## WRITTEN INSTRUCTION:
Your task is to give the listing below back word for word, pictures excluded.

## DATA SHOWN:
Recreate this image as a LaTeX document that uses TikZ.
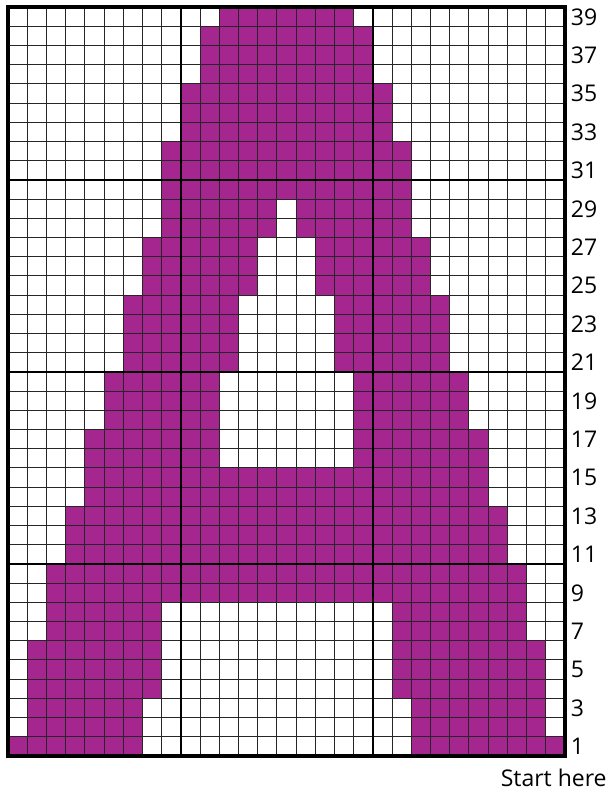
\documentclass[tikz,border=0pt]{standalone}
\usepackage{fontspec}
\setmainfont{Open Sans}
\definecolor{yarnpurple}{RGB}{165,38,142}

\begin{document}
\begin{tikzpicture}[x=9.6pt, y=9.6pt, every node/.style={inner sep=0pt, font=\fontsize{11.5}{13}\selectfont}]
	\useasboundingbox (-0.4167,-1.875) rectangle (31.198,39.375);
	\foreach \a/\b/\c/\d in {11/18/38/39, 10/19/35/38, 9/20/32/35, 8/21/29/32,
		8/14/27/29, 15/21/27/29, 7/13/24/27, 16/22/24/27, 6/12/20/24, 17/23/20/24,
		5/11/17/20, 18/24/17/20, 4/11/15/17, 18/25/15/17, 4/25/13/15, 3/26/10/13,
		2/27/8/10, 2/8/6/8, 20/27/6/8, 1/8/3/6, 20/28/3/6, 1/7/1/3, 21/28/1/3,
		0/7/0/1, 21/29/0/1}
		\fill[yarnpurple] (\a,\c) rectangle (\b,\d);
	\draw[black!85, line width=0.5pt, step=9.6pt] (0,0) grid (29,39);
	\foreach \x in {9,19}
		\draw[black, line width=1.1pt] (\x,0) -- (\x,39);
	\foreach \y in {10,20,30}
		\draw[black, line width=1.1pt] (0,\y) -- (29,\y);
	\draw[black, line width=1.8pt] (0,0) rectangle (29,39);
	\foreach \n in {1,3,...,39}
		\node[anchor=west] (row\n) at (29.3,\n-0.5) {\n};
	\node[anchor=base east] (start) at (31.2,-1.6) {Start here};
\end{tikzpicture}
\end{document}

## TASK RESULT:
Recreate this image as a LaTeX document that uses TikZ.
\documentclass[tikz,border=0pt]{standalone}
\usepackage{fontspec}
\setmainfont{Open Sans}
\definecolor{yarnpurple}{RGB}{165,38,142}

\begin{document}
\begin{tikzpicture}[x=9.6pt, y=9.6pt, every node/.style={inner sep=0pt, font=\fontsize{11.5}{13}\selectfont}]
	\useasboundingbox (-0.4167,-1.875) rectangle (31.198,39.375);
	\foreach \a/\b/\c/\d in {11/18/38/39, 10/19/35/38, 9/20/32/35, 8/21/29/32,
		8/14/27/29, 15/21/27/29, 7/13/24/27, 16/22/24/27, 6/12/20/24, 17/23/20/24,
		5/11/17/20, 18/24/17/20, 4/11/15/17, 18/25/15/17, 4/25/13/15, 3/26/10/13,
		2/27/8/10, 2/8/6/8, 20/27/6/8, 1/8/3/6, 20/28/3/6, 1/7/1/3, 21/28/1/3,
		0/7/0/1, 21/29/0/1}
		\fill[yarnpurple] (\a,\c) rectangle (\b,\d);
	\draw[black!85, line width=0.5pt, step=9.6pt] (0,0) grid (29,39);
	\foreach \x in {9,19}
		\draw[black, line width=1.1pt] (\x,0) -- (\x,39);
	\foreach \y in {10,20,30}
		\draw[black, line width=1.1pt] (0,\y) -- (29,\y);
	\draw[black, line width=1.8pt] (0,0) rectangle (29,39);
	\foreach \n in {1,3,...,39}
		\node[anchor=west] (row\n) at (29.3,\n-0.5) {\n};
	\node[anchor=base east] (start) at (31.2,-1.6) {Start here};
\end{tikzpicture}
\end{document}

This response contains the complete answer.